Step 6: Restore from Clean Backups and Update to Safe Version

Once you have rotated credentials and scanned for malware, rebuild the affected system from a known clean backup (taken before the incident) or from scratch. After the developers release a patched version (likely 0.23.4 or later), update your environment: pip install --upgrade element-data. Verify the checksum of the downloaded package against the developer's published signature if available.

Tips for Future Prevention

  • Enable two-factor authentication (2FA) on your package repository accounts (PyPI, Docker Hub) to prevent account takeover.
  • Use package signing: Only install packages that are GPG-signed or have verified checksums.
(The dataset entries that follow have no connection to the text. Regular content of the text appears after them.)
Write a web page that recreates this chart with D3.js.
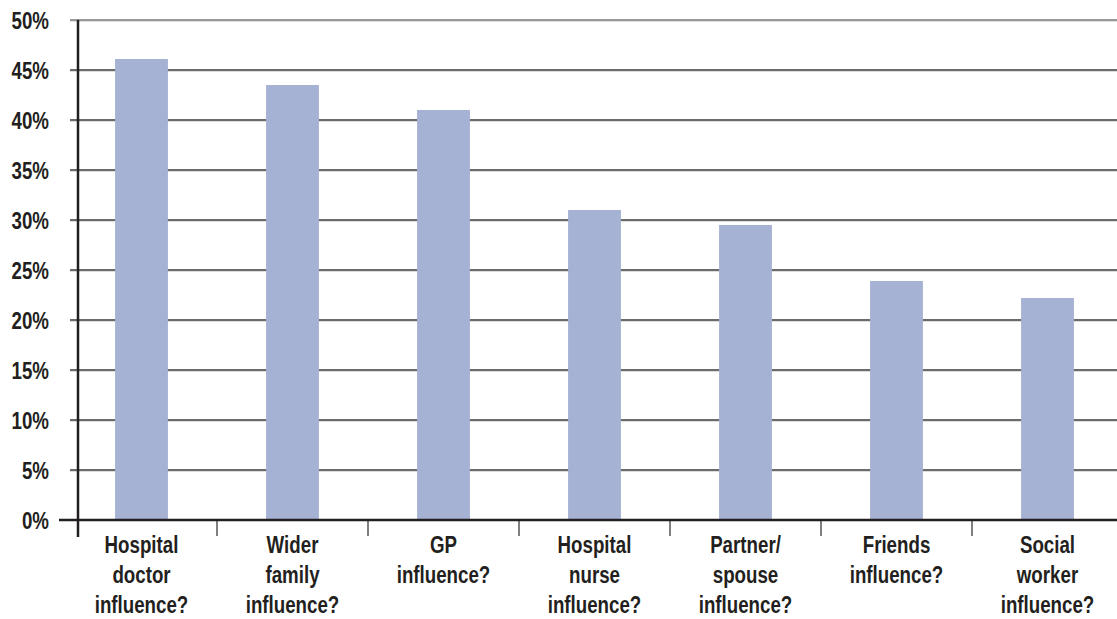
<!DOCTYPE html>
<meta charset="utf-8">
<style>
body { margin: 0; background: #fff; }
svg text { font-family: "Liberation Sans", Arial, sans-serif; font-weight: bold; fill: #231f20; }
</style>
<body>
<svg width="1117" height="619"></svg>
<script src="https://cdn.jsdelivr.net/npm/d3@7"></script>
<script>

var categories = [
  ["Hospital","doctor","influence?"],
  ["Wider","family","influence?"],
  ["GP","influence?"],
  ["Hospital","nurse","influence?"],
  ["Partner/","spouse","influence?"],
  ["Friends","influence?"],
  ["Social","worker","influence?"]
];
var values = [46.1, 43.5, 41.0, 31.0, 29.5, 23.9, 22.2];
var yTicks = [0, 5, 10, 15, 20, 25, 30, 35, 40, 45, 50];

var svg = d3.select("svg");
var squeeze = 0.78; // condensed look

var x = d3.scaleBand().domain(d3.range(categories.length)).range([66, 1123]).paddingInner(0.65).paddingOuter(0.325);
var band = d3.scaleBand().domain(d3.range(categories.length)).range([66, 1123]);
var y = d3.scaleLinear().domain([0, 50]).range([520, 20]);

// gridlines
svg.append("g").selectAll("line").data(yTicks.filter(d => d > 0)).enter().append("line")
  .attr("x1", 70).attr("x2", 1117)
  .attr("y1", d => y(d)).attr("y2", d => y(d))
  .attr("stroke", d => d == 50 ? "#777" : "#3a3a3a").attr("stroke-width", 1.5);
svg.append("g").selectAll("line").data(yTicks.filter(d => d > 0)).enter().append("line")
  .attr("x1", 70).attr("x2", 1117)
  .attr("y1", d => y(d) + 1.5).attr("y2", d => y(d) + 1.5)
  .attr("stroke", "#ddd").attr("stroke-width", 1);

// bars
svg.append("g").selectAll("rect").data(values).enter().append("rect")
  .attr("x", (d, i) => x(i)).attr("width", x.bandwidth())
  .attr("y", d => y(d)).attr("height", d => y(0) - y(d))
  .attr("fill", "#a6b2d4");

// x ticks between categories
svg.append("g").selectAll("line").data(d3.range(1, categories.length)).enter().append("line")
  .attr("x1", i => band(i)).attr("x2", i => band(i))
  .attr("y1", y(0)).attr("y2", y(0) + 16)
  .attr("stroke", "#555").attr("stroke-width", 1.5);

// axes
svg.append("line").attr("x1", 59).attr("x2", 1117).attr("y1", y(0)).attr("y2", y(0))
  .attr("stroke", "#231f20").attr("stroke-width", 2.5);
svg.append("line").attr("x1", 78).attr("x2", 78).attr("y1", y(50)).attr("y2", 537)
  .attr("stroke", "#231f20").attr("stroke-width", 2.5);

// y labels
svg.append("g").selectAll("text").data(yTicks).enter().append("text")
  .attr("transform", d => "translate(49," + y(d) + ") scale(" + squeeze + ",1)")
  .attr("dy", "0.36em")
  .attr("text-anchor", "end").style("font-size", "24px")
  .text(d => d + "%");

// x labels
var xl = svg.append("g").selectAll("text").data(categories).enter().append("text")
  .attr("text-anchor", "middle").style("font-size", "24px")
  .attr("transform", (d, i) => "translate(" + (band(i) + band.bandwidth() / 2) + ",553) scale(" + squeeze + ",1)");
xl.selectAll("tspan").data(d => d).enter().append("tspan")
  .attr("x", 0).attr("dy", (d, j) => j == 0 ? 0 : 30)
  .text(d => d);

</script>
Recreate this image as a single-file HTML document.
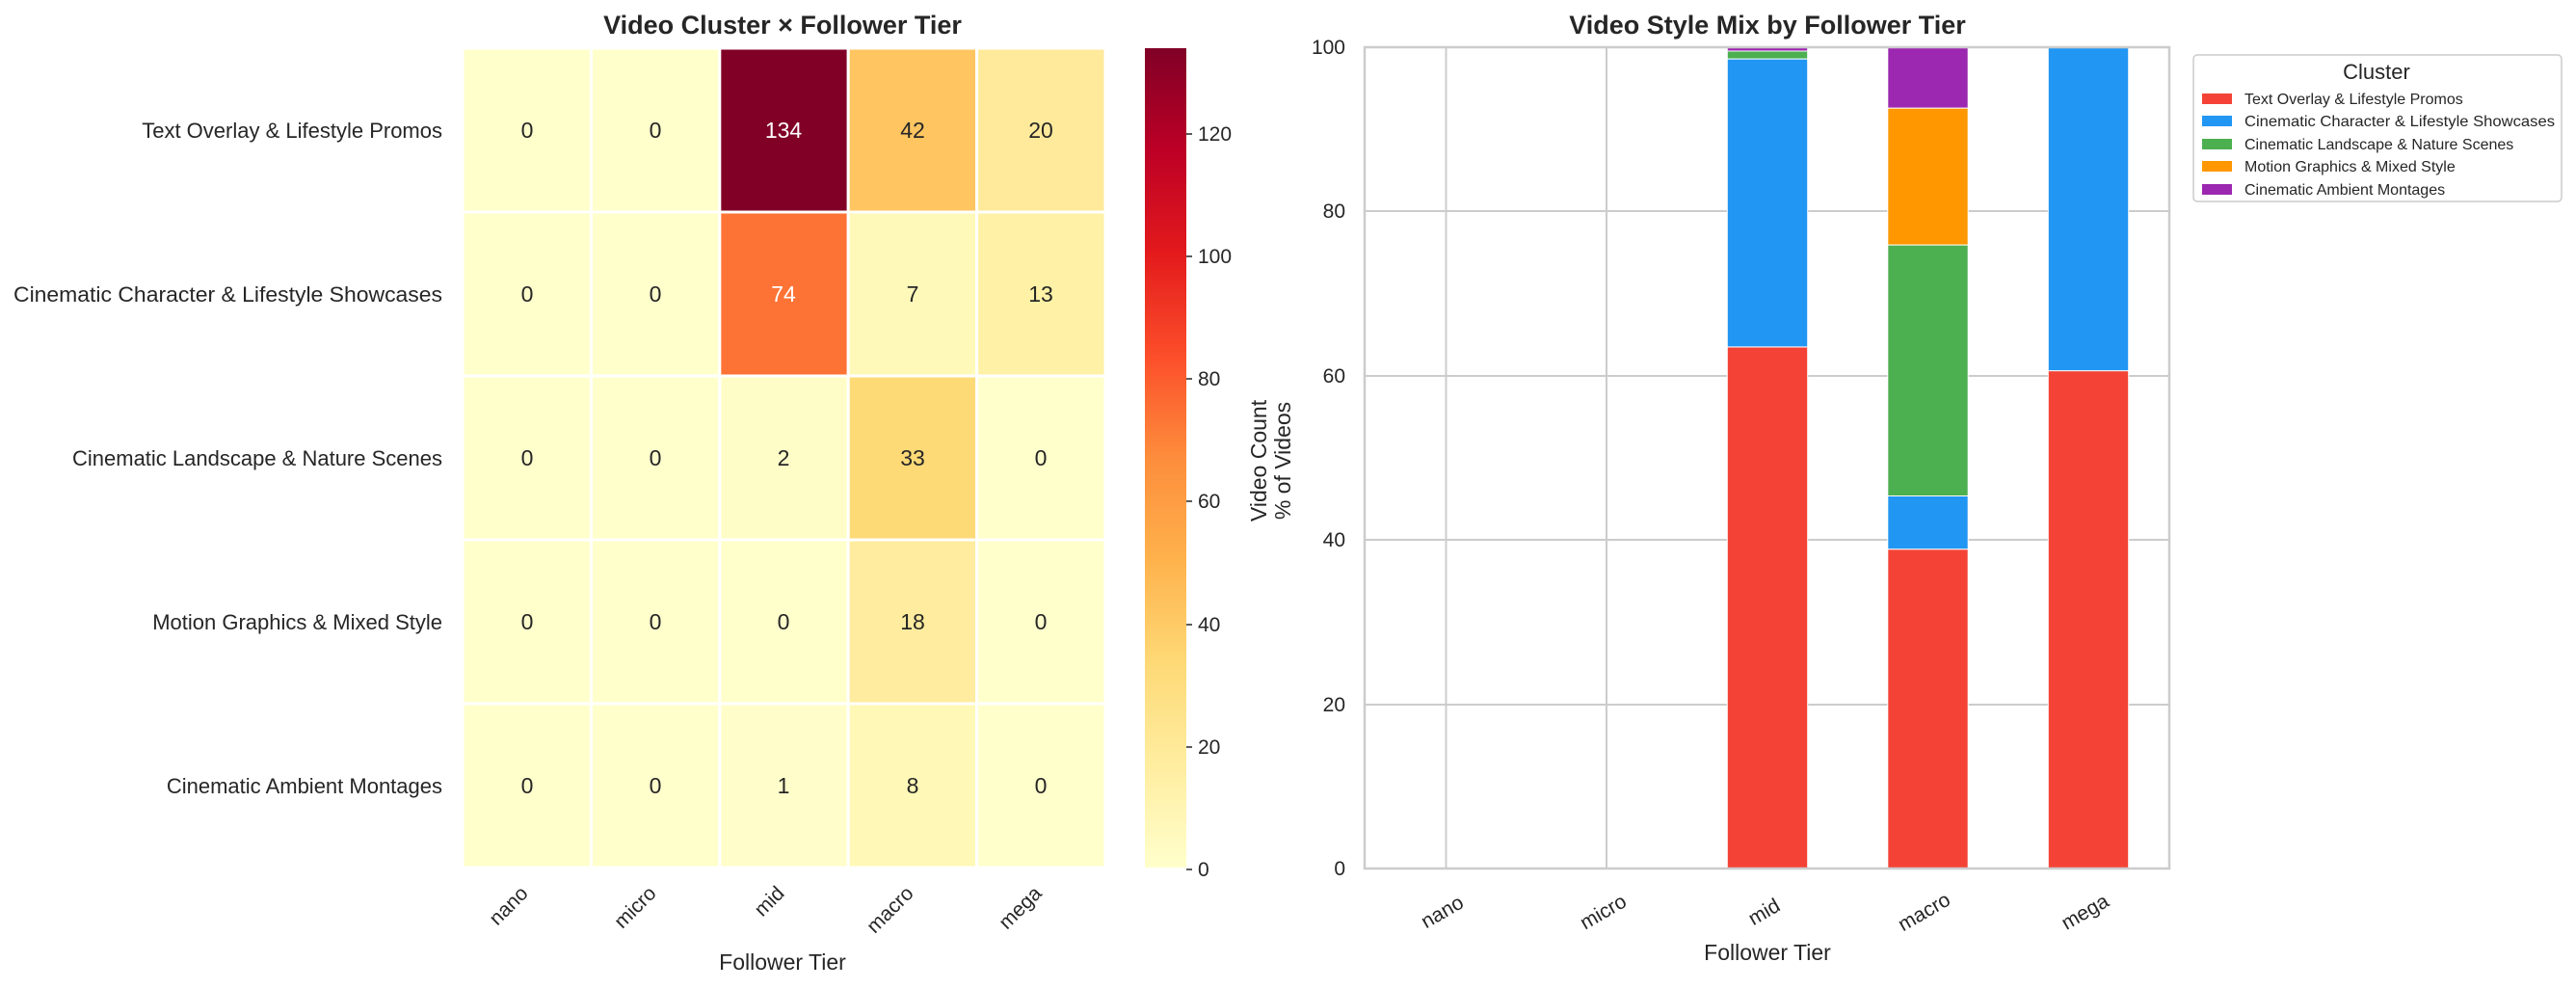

PyPI now supports signing, and Docker Content Trust can enforce image verification.
  • Pin package versions: Avoid using latest tag. Pin to a specific version in requirements.txt or Dockerfile and review updates manually.
  • Run in isolated environments: Use containers with minimal privileges, virtual environments, or sandboxes. Never run development tools in production with direct access to secrets.
  • Monitor for unexpected updates: Subscribe to security advisories for packages you use. Tools like pip-audit or Dependabot can alert you to known vulnerabilities.
  • Assume breach mentality: Regularly practice incident response drills. Rotate credentials automatically on a schedule, and log all access to sensitive resources.

Remember: The element-data incident took only 12 hours to remove, but the exposure may last for months if credentials aren't rotated quickly. Act now to protect your systems.